對話主要角色為阿基里斯(Achilles,希臘神話中的英雄)及烏龜 — — 在著名的芝諾悖論(Zeno’s paradox)中,古希臘哲學家芝諾(Zeno of Elea)嘗試「論證」阿基里斯永遠追不上跑得較慢的烏龜;1895年,《愛麗絲夢遊仙境作者》兼邏輯學家卡羅(Lewis Carroll)在哲學期刊《心靈》(Mind)發表了一篇題為〈烏龜跟阿基里斯說了甚麼〉(What the Tortoise Said to Achilles)的重要論文,透過虛構兩個角色的對話探討一個邏輯哲學問題;侯世達正是借用了卡羅設計的兩個角色,更把該論文用作書中第二段對話(雖然在首段對話中,烏龜向阿基里斯表示「我們是芝諾的發明」)。

當中有些對話章節的形式及標題均參考了巴哈的樂曲,如〈逆行卡農〉(Crab Canon,其中一個角色正是螃蟹)及〈六聲部里切爾卡〉(Six-Part Ricecar),對話內容更不乏大量文字遊戲,例如使用諧音、縮寫等,可謂彩蛋處處(順帶一提,史上首隻彩蛋源於電子遊戲《Adventure》,同樣是1979年前推出)。其中一個我第一次讀的時候未有留意、最近重讀才發現的文字遊戲,是在書中首段對話之中,阿基里斯記錯芝諾是禪宗大師,更說了「風動幡動」的公案,被烏龜更正後阿基里斯說他一直記得「六祖是芝諾」 — — 我今次查了六祖惠能的英文譯名,才發現透過日語轉譯的話是跟「Zeno」相似的「Enō」(另外「Zen」跟「Zeno」亦只有一字母之差)。

M. C. Escher, Crab Canon

由於對話透過故事引介其後章節的內容,侯世達用上大量類比,讓讀者先從對話中掌握一些重點。例如在討論著名的哥德爾不完備定理(不明白這是甚麼並不要緊)之前,侯世達安排烏龜向阿基里斯講述一個故事︰

螃蟹喜歡各種機器,某天買了一部唱片機(應是黑膠唱片 — — CD要到1982年才推出市場),宣稱那是能夠重現任何聲音的「完美唱片機」。烏龜為了說服螃蟹沒有這種機器,刻意灌錄了一張無法在那唱片機播出的唱片 — — 唱片播放期間會破壞唱片機。不服氣的螃蟹於是再買一部唱片機,但又被烏龜送來的唱片破壞。這樣來回幾次,每次螃蟹買新唱片機後,烏龜都會按照其唱片機的設計灌錄一張唱片,成功破壞唱片機。最後螃蟹設計了一部「終極唱片機」…
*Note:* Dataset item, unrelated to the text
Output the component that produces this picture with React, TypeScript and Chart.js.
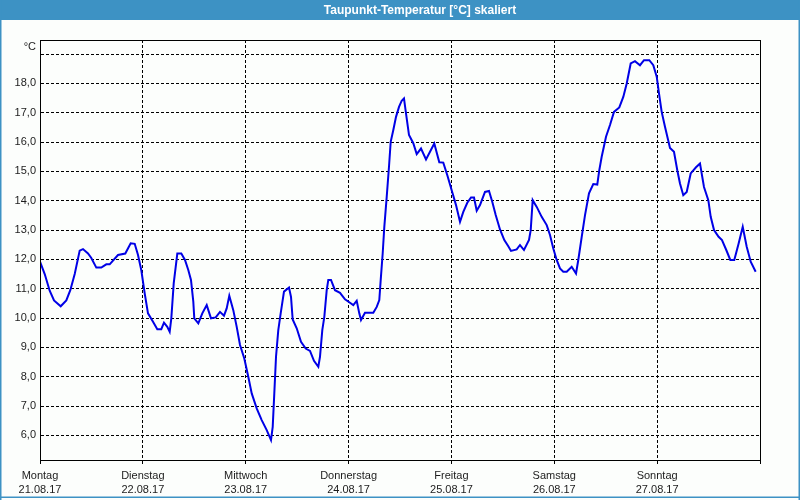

侯世達以螃蟹的「唱片機」比喻算術系統,而烏龜的唱片則是「哥德爾句」G — — 在系統中無法證明又無法否證的公式 — — 讓讀者掌握哥德爾不完備定理的內容。當然,比喻不能代替技術細節,侯世達在書中頗為詳細解釋甚麼是形式系統,並逐步建立算術(包括自然數、加法及乘法)的形式系統,示範如何在這個系統中證明定理,最後解釋如何證明哥德爾不完備定理。對於沒有數學根基的讀者而言,我猜侯世達已經解釋得非常清楚。

《GEB》沒有提供哥德爾不完備定理的完整證明,因為當中包括不少繁瑣細節,然而要大概掌握證明方法不算困難。侯世達之所有花如此多篇幅解釋這個證明,主要是哥德爾證明的核心有個概念上非常巧妙的想法︰把算術系統的符號編碼,將系統中的語句變成數字。由於系統本身處理的對象正是數字,經過編碼後這個系統能夠迂迴地自我指涉,可說是打通了「數學」及「後設數學」兩個層次。(技術上有一些限制,但並非侯世達要處理的重點。)

M.C. Escher, Reptiles (1943)

哥德爾定理是數理邏輯史上一個頗為令人意外的結果,描述了數學系統在證明方面的限制,不少人會因為此定理的名字和內容而望文生義,因此不完備定理經常遭曲解、濫用及錯誤引伸至不適用的領域。關於這一點,讀者不妨參考數學家費蘭辛(Torkel Franzén)所著的《哥德爾定理︰使用與濫用的不完整指南》(Gödel’s Theorem: An Incomplete Guide to Its Use and Abuse)中有大量例子——書中唯一提及《GEB》之處,是在討論「根據哥德爾定理,我們不可能了解自己的心靈」這類說法時,作者指出侯世達有類似段落(在《GEB》第697頁),但他明確指出是以不完備定理作為類比,而非借題發揮。

不完備定理及其證明也是「可計算性理論」(computability theory)發展的基石之一,可計算性理論又稱「遞歸論」(recursion theory),是現代電腦科學的源頭。哥德爾發表證明後不久,圖靈(Alan Turing)提出「圖靈機」(Turing machine)的概念,為「演算法」(algorithm)此概念提供廣為接受的嚴格形式定義,以及證明了「通用圖靈機」(universal Turing machine)存在,為電腦的出現奠定理論基礎。正因如此,《GEB》有若干介紹電腦架構、程序語言等的段落,40年前電腦尚未普及,讀者未必接觸過電腦,閱讀經驗恐怕相當不同(可惜我無法想像)。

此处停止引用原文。